Exercise requirements: From the records below, extract only the lines running from the line with "Give me the Plotly.js source for this chart." to the line with "const px2y = p => (H - B - p) / ph;", both lines included, reproducing them exactly.
===== Working data
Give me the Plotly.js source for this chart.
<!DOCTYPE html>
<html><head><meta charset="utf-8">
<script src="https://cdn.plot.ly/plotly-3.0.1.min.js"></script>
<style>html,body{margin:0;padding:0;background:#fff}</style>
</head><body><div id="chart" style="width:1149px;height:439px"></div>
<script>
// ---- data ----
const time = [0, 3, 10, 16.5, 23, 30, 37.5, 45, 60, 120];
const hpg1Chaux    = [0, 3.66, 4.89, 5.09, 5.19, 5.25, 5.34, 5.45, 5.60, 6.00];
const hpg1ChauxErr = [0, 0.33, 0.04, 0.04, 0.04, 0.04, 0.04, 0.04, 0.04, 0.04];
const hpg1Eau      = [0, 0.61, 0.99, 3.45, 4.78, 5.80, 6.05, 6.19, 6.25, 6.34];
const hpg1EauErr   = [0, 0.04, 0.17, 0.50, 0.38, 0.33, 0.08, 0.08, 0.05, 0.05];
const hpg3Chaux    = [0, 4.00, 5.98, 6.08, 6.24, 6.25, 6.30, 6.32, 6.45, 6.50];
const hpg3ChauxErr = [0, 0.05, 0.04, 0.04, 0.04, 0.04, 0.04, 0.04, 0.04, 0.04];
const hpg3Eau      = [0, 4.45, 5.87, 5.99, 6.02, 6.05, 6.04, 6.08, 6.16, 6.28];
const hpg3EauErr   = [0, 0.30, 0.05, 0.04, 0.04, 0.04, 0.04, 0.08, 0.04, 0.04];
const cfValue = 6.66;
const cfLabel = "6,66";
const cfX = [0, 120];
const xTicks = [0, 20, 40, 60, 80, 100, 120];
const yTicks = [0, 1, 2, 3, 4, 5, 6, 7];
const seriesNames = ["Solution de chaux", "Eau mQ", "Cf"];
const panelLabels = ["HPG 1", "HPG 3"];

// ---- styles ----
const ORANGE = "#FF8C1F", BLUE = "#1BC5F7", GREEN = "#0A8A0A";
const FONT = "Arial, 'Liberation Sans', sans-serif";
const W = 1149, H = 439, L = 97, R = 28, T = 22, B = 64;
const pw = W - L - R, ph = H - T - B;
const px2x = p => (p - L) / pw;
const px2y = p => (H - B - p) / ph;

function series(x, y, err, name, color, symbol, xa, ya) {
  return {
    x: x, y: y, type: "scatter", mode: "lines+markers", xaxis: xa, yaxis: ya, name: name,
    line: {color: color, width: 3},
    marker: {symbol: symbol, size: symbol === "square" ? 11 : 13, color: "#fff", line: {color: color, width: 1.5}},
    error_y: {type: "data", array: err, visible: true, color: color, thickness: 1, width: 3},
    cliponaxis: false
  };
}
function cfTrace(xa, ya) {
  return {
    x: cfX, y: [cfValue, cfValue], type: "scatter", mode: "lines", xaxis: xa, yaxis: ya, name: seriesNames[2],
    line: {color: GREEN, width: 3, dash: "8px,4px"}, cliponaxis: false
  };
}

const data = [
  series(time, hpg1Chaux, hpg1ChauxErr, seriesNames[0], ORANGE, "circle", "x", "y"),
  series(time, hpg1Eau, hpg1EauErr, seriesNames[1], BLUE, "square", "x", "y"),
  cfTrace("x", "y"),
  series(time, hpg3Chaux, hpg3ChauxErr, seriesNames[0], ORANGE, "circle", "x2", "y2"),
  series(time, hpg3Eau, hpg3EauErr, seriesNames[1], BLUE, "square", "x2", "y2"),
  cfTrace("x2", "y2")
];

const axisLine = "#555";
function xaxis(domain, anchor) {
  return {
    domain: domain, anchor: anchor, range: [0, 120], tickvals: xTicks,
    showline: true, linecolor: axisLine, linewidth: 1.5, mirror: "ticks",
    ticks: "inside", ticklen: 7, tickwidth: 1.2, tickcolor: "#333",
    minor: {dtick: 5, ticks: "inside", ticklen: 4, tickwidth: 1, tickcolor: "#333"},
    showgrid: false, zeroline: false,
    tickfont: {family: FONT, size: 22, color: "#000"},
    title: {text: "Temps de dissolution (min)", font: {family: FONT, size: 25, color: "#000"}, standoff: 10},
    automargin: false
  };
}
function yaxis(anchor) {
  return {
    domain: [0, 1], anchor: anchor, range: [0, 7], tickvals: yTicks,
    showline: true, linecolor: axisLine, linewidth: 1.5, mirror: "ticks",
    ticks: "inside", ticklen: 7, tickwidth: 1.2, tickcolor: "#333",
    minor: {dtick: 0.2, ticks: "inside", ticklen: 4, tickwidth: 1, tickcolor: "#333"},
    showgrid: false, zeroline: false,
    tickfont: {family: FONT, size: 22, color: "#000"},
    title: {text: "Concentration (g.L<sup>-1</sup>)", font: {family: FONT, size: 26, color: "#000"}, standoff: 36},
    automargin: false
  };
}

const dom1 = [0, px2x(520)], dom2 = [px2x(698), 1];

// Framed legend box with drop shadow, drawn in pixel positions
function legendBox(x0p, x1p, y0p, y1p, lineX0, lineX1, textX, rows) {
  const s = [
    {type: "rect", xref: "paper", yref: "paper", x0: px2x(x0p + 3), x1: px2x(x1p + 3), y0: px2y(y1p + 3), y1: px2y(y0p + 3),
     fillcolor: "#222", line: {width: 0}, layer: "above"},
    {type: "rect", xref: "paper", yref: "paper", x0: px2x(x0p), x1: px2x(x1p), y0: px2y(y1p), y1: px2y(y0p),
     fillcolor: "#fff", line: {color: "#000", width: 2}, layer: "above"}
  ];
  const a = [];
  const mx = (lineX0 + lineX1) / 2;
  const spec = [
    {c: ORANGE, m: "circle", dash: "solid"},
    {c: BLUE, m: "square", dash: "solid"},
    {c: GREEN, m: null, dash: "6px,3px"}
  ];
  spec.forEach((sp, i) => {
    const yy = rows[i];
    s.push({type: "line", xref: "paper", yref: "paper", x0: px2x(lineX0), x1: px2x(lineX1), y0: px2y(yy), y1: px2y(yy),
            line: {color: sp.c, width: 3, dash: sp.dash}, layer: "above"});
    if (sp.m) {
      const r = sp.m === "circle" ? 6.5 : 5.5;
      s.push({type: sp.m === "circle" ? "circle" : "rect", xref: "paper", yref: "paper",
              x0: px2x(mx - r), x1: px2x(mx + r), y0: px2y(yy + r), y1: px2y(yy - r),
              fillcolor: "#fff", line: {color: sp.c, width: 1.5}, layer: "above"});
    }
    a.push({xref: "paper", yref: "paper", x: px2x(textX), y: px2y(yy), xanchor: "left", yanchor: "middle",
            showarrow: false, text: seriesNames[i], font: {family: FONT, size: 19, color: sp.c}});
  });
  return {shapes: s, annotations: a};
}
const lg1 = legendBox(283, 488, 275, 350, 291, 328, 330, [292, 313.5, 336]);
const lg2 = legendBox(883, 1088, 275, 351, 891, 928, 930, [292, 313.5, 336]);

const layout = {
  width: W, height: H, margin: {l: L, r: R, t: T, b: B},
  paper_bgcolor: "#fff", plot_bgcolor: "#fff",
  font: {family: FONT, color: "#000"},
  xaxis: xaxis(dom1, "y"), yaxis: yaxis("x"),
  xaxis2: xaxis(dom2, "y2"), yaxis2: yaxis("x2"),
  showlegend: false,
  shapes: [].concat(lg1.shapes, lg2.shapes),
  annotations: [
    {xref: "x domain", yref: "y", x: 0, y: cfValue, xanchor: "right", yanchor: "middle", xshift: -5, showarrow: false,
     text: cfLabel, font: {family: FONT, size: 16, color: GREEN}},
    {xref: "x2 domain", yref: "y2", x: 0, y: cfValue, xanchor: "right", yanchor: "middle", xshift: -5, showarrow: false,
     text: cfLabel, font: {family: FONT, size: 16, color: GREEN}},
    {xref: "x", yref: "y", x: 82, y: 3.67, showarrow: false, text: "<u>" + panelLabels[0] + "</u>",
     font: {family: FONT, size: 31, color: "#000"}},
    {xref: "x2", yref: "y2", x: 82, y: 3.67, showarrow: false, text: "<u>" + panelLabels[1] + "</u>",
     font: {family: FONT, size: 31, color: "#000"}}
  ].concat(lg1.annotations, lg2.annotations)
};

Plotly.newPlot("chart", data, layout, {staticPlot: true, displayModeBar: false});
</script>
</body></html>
==========
===== Working data
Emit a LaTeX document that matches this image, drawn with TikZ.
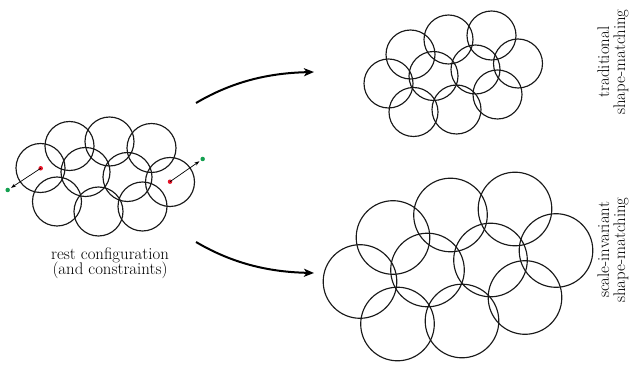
==========
===== Working data
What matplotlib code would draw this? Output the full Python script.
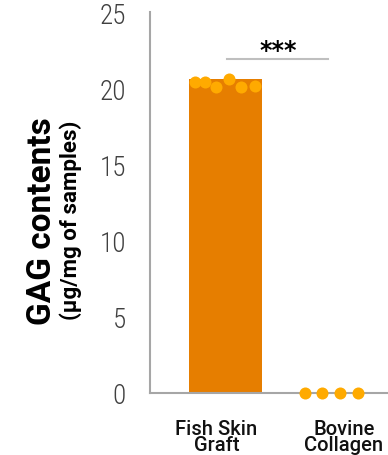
==========
Correct output:
Give me the Plotly.js source for this chart.
<!DOCTYPE html>
<html><head><meta charset="utf-8">
<script src="https://cdn.plot.ly/plotly-3.0.1.min.js"></script>
<style>html,body{margin:0;padding:0;background:#fff}</style>
</head><body><div id="chart" style="width:1149px;height:439px"></div>
<script>
// ---- data ----
const time = [0, 3, 10, 16.5, 23, 30, 37.5, 45, 60, 120];
const hpg1Chaux    = [0, 3.66, 4.89, 5.09, 5.19, 5.25, 5.34, 5.45, 5.60, 6.00];
const hpg1ChauxErr = [0, 0.33, 0.04, 0.04, 0.04, 0.04, 0.04, 0.04, 0.04, 0.04];
const hpg1Eau      = [0, 0.61, 0.99, 3.45, 4.78, 5.80, 6.05, 6.19, 6.25, 6.34];
const hpg1EauErr   = [0, 0.04, 0.17, 0.50, 0.38, 0.33, 0.08, 0.08, 0.05, 0.05];
const hpg3Chaux    = [0, 4.00, 5.98, 6.08, 6.24, 6.25, 6.30, 6.32, 6.45, 6.50];
const hpg3ChauxErr = [0, 0.05, 0.04, 0.04, 0.04, 0.04, 0.04, 0.04, 0.04, 0.04];
const hpg3Eau      = [0, 4.45, 5.87, 5.99, 6.02, 6.05, 6.04, 6.08, 6.16, 6.28];
const hpg3EauErr   = [0, 0.30, 0.05, 0.04, 0.04, 0.04, 0.04, 0.08, 0.04, 0.04];
const cfValue = 6.66;
const cfLabel = "6,66";
const cfX = [0, 120];
const xTicks = [0, 20, 40, 60, 80, 100, 120];
const yTicks = [0, 1, 2, 3, 4, 5, 6, 7];
const seriesNames = ["Solution de chaux", "Eau mQ", "Cf"];
const panelLabels = ["HPG 1", "HPG 3"];

// ---- styles ----
const ORANGE = "#FF8C1F", BLUE = "#1BC5F7", GREEN = "#0A8A0A";
const FONT = "Arial, 'Liberation Sans', sans-serif";
const W = 1149, H = 439, L = 97, R = 28, T = 22, B = 64;
const pw = W - L - R, ph = H - T - B;
const px2x = p => (p - L) / pw;
const px2y = p => (H - B - p) / ph;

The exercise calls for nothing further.